1. Live in the Moment
Over the past two years, I have been reading and following many traditional Buddhist philosophies and applying them to my personal life. One topic that has repeatedly made its way into my daily lifestyle is the notion of “living in the moment”. Simply put, living in the moment does not mean you always have to be doing something fulfilling or exciting. It means, that in the span of an average day, your mind will trigger many emotions ranging from negative past experiences or optimistic future outlooks. Despite the range of these emotions, living in the moment means to enjoy, experience, digest, and appreciate the minor details around you. Details, details, details.
How many of you go about your daily routines and never truly experience your surrounding? Have you ever stopped in the middle of a morning commute and just looked around? It is quite exhilarating, despite being highly unnatural in practice. When we slow down en route to a destination, anxiety often fills us. Train yourself to keep this emotion down. Be the master of your choices. You are in control of the present.
Next time you go out to eat, take time to appreciate the energy around you. Notice the people, the details on food preparation, and something as simple as the ambiance. I often find a brief feeling of euphoria when noticing really nice lighting, weather natural sunlight covering a white wall, or dim lighting setting the mood in a public place. Notice the colors, patterns, shapes, and more importantly people around you. When you take all of this in, not only do you become more “alive”, you don’t have time to dwell on the past or worry about the future.

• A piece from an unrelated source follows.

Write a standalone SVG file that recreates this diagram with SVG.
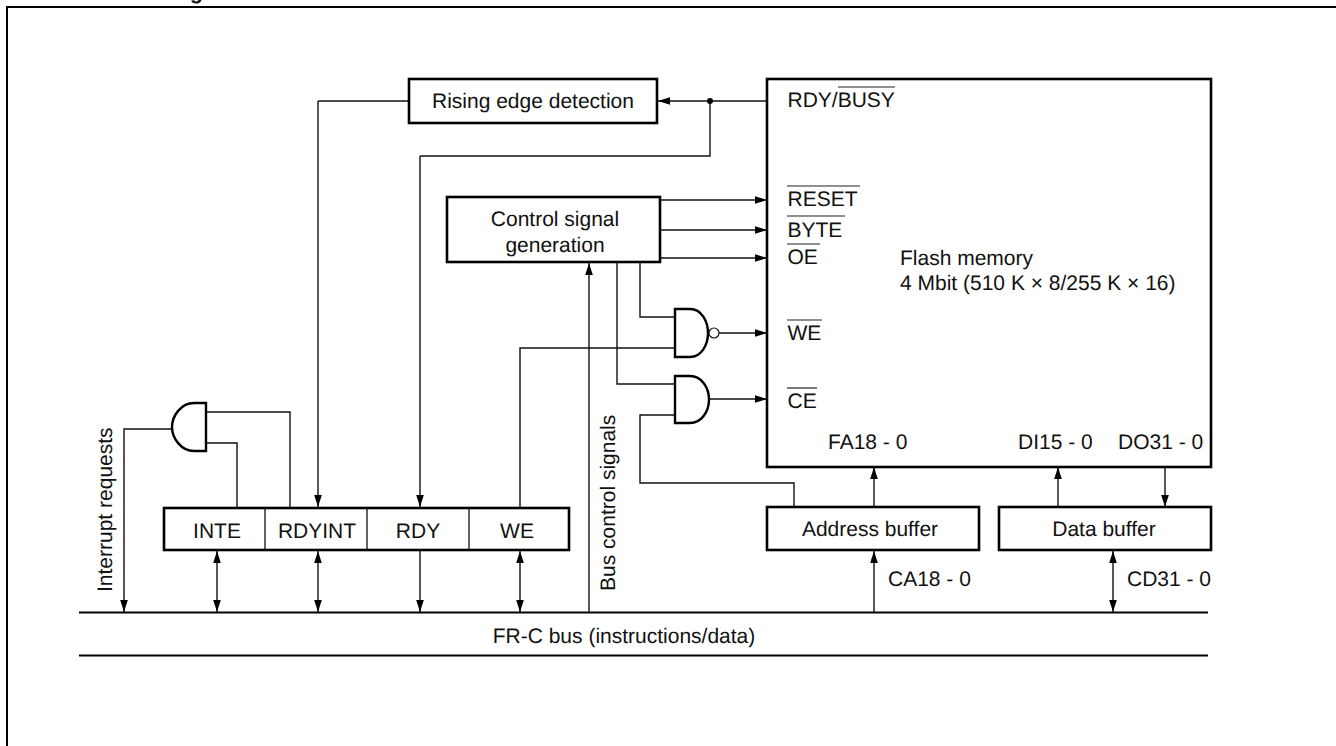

Lastly, when the past haunts you, you are becoming a victim to something that is unchangeable and out of your control. I use a technique of visualizing a giant stop sign in my head as any negative past emotions begin to evolve in my mind. You can learn from the past, but remember the positive outcomes and or lessons, and let everything else reside in the earlier chapters of your life story. There is nothing positive that comes out of dwelling on negative past experiences.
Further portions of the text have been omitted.